= Memetic computing =

Memetic computing is a novel computational paradigm that incorporates the notion of meme(s) as basic units of transferable information encoded in computational representations for boosting the performance of artificial evolutionary systems in the domain of search and optimization.

The term memetic computing is often unassumingly misinterpreted to mean the same thing as memetic algorithms (MAs) that typically hybridize population-based global search algorithms with one or more local search schemes. Notably, memetic computing offers a much broader scope, perpetuating the idea of memes into concepts that pave the way towards simultaneous problem learning and optimization approaches.
== Methods ==
There are two different methods that describe the history and rise of memetics in computing. These are human-crafted memes and machine-crafted memes.

== Human-crafted memes ==
One of the most widely recognised instantiations of the memetic computing paradigm are the first-generation memetic algorithms (MAs). In particular, MAs are referred to as hybrid algorithms, prescribing a marriage between a population-based global search coupled with one or more local search schemes (interpreted as computational manifestations of memes) such as heuristic solution refinements, gradient descent procedures, etc. The specific choice of local search heuristics are handcrafted (manually specified) by a domain expert and often require a reasonably deep understanding of the problem at hand.

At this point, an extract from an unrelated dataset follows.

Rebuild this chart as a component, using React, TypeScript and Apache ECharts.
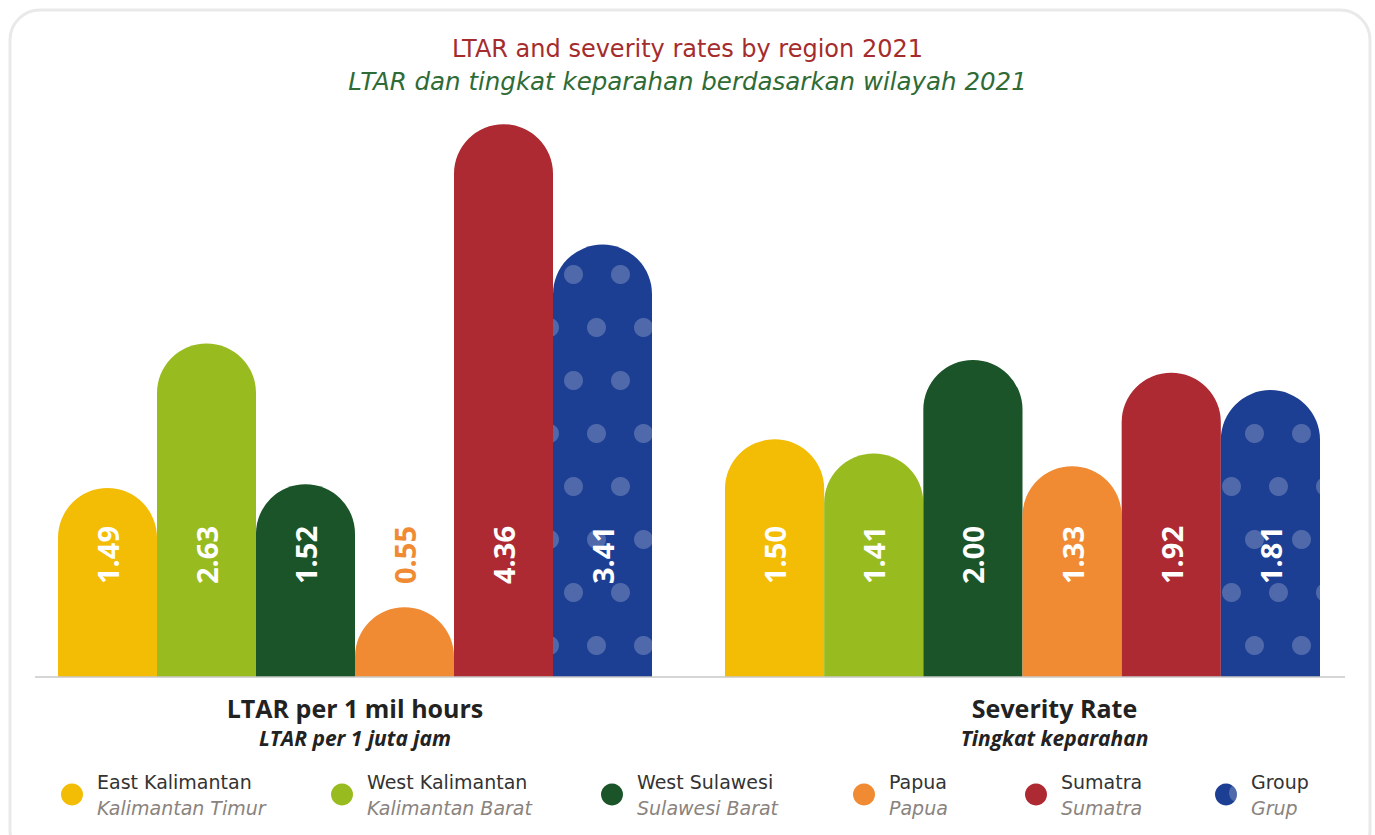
import React, { useEffect, useRef } from "react";
import * as echarts from "echarts";

const regions = ["East Kalimantan", "West Kalimantan", "West Sulawesi", "Papua", "Sumatra", "Group"];
const regionsId = ["Kalimantan Timur", "Kalimantan Barat", "Sulawesi Barat", "Papua", "Sumatra", "Grup"];
const colors = ["#F3BC05", "#98BB1F", "#1A5428", "#F08A33", "#AD2A32", "#1D3F93"];
const ltarValues = [1.49, 2.63, 1.52, 0.55, 4.36, 3.41];
const severityValues = [1.5, 1.41, 2.0, 1.33, 1.92, 1.81];
const legendCenters = [73, 343, 613, 865, 1037, 1227];

const FONT = "'Open Sans', 'Noto Sans', sans-serif";
const WIDE = "'DejaVu Sans', 'Open Sans', sans-serif";

export default function App() {
  const ref = useRef<HTMLDivElement>(null);
  useEffect(() => {
    if (!ref.current) return;
    const chart = echarts.init(ref.current, null, { renderer: "svg" });

    const decal = {
      symbol: "circle",
      symbolSize: 1,
      color: "rgba(255,255,255,0.22)",
      dashArrayX: [[19, 28], [0, 23, 19, 5]],
      dashArrayY: [19, 34],
      rotation: 0,
    };

    const makeSeries = (values: number[], gridIdx: number) =>
      regions.map((name, i) => ({
        name,
        type: "bar",
        xAxisIndex: gridIdx,
        yAxisIndex: gridIdx,
        barWidth: "100%",
        barGap: "-100%",
        data: values.map((v, j) => (j === i ? v : "-")),
        itemStyle: {
          color: colors[i],
          borderRadius: [50, 50, 0, 0],
          decal: name === "Group" ? decal : undefined,
        },
        label: {
          show: true,
          position: "insideBottom",
          rotate: 90,
          align: "left",
          verticalAlign: "middle",
          distance: 93,
          fontSize: 29,
          fontWeight: "bold",
          fontFamily: FONT,
          color: name === "Papua" && gridIdx === 0 ? colors[3] : "#ffffff",
          formatter: (p: any) => Number(p.value).toFixed(2),
        },
      }));

    const axisName = (en: string, id: string) => `{a|${en}}\n{b|${id}}`;
    const nameRich = {
      a: { fontSize: 25, fontWeight: "bold", color: "#222", fontFamily: FONT, lineHeight: 34 },
      b: { fontSize: 21, fontWeight: "bold", fontStyle: "italic", color: "#222", fontFamily: FONT, lineHeight: 26 },
    };

    const xAxisBase = {
      type: "category",
      data: regions,
      axisLine: { show: false },
      axisTick: { show: false },
      axisLabel: { show: false },
      nameLocation: "middle",
      nameGap: 14,
    };

    const option: any = {
      animation: false,
      title: {
        text: "LTAR and severity rates by region 2021",
        subtext: "LTAR dan tingkat keparahan berdasarkan wilayah 2021",
        left: "center",
        top: 32,
        itemGap: 8,
        textStyle: { fontSize: 24, fontWeight: "normal", color: "#A52C2C", fontFamily: WIDE },
        subtextStyle: { fontSize: 24.5, fontStyle: "italic", color: "#2E6B35", fontFamily: WIDE },
      },
      grid: [
        { left: 58, width: 594, top: 43, bottom: 158 },
        { left: 725, width: 595, top: 43, bottom: 158 },
      ],
      xAxis: [
        {
          ...xAxisBase,
          gridIndex: 0,
          name: axisName("LTAR per 1 mil hours", "LTAR per 1 juta jam"),
          nameTextStyle: { rich: nameRich },
        },
        {
          ...xAxisBase,
          gridIndex: 1,
          name: axisName("Severity Rate", "Tingkat keparahan"),
          nameTextStyle: { rich: nameRich, padding: [0, 0, 0, 64] },
        },
      ],
      yAxis: [
        { type: "value", gridIndex: 0, min: 0, max: 5, show: false },
        { type: "value", gridIndex: 1, min: 0, max: 4, show: false },
      ],
      legend: regions.map((name, i) => ({
        data: [name],
        left: legendCenters[i] - 17,
        top: 767,
        icon: "circle",
        itemWidth: 40,
        itemHeight: 22,
        formatter: () => `{a|${regions[i]}}\n{b|${regionsId[i]}}`,
        textStyle: {
          rich: {
            a: { fontSize: 19, color: "#333", fontFamily: WIDE, lineHeight: 26 },
            b: { fontSize: 19, fontStyle: "italic", color: "#8A837E", fontFamily: WIDE, lineHeight: 26 },
          },
        },
      })),
      graphic: [
        {
          type: "rect",
          shape: { x: 10, y: 10, width: 1360, height: 850, r: 30 },
          style: { fill: "none", stroke: "#E9E9E9", lineWidth: 3 },
          z: -10,
        },
        {
          type: "line",
          shape: { x1: 35, y1: 677, x2: 1345, y2: 677 },
          style: { stroke: "#C9C9C9", lineWidth: 1.5 },
          z: 10,
        },
      ],
      series: [...makeSeries(ltarValues, 0), ...makeSeries(severityValues, 1)],
    };

    chart.setOption(option);
    return () => chart.dispose();
  }, []);

  return (
    <div
      ref={ref}
      style={{ position: "absolute", left: 0, top: 0, width: 1375, height: 835, background: "#fff" }}
    />
  );
}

The second generation MAs focus on adaptive data driven selection and integration of memes from a manually specified catalogue of multi-memes (a pool of memes); gleaning patterns (knowledge) from the data generated during the course of a search/optimization run so as to ascertain promising combinations of memes at runtime.
== Machine-crafted memes ==
It is only recently that the concept of memes were set free from the narrow scope of merely hand-crafted local search heuristics, paving the path towards fully automated extraction, dispersal and exploitation of knowledge memes. In this era of data-democratization with access to modern computing platforms, emerges an unmanned multi-meme setting; one in which memes, capturing diverse forms of higher-order problem-solving knowledge, are uncovered by machines. They are thereafter made available for reuse across various problems. As such, making it possible for advanced optimizers to automatically harness the transmitted memes and orchestrate custom search behaviours on the fly without human intervention.

==Applications==
The concept of memes have been exploited in various research fields, for example, robotics engineering, multi-agent systems, robotics, optimization, software engineering, and the social sciences etc.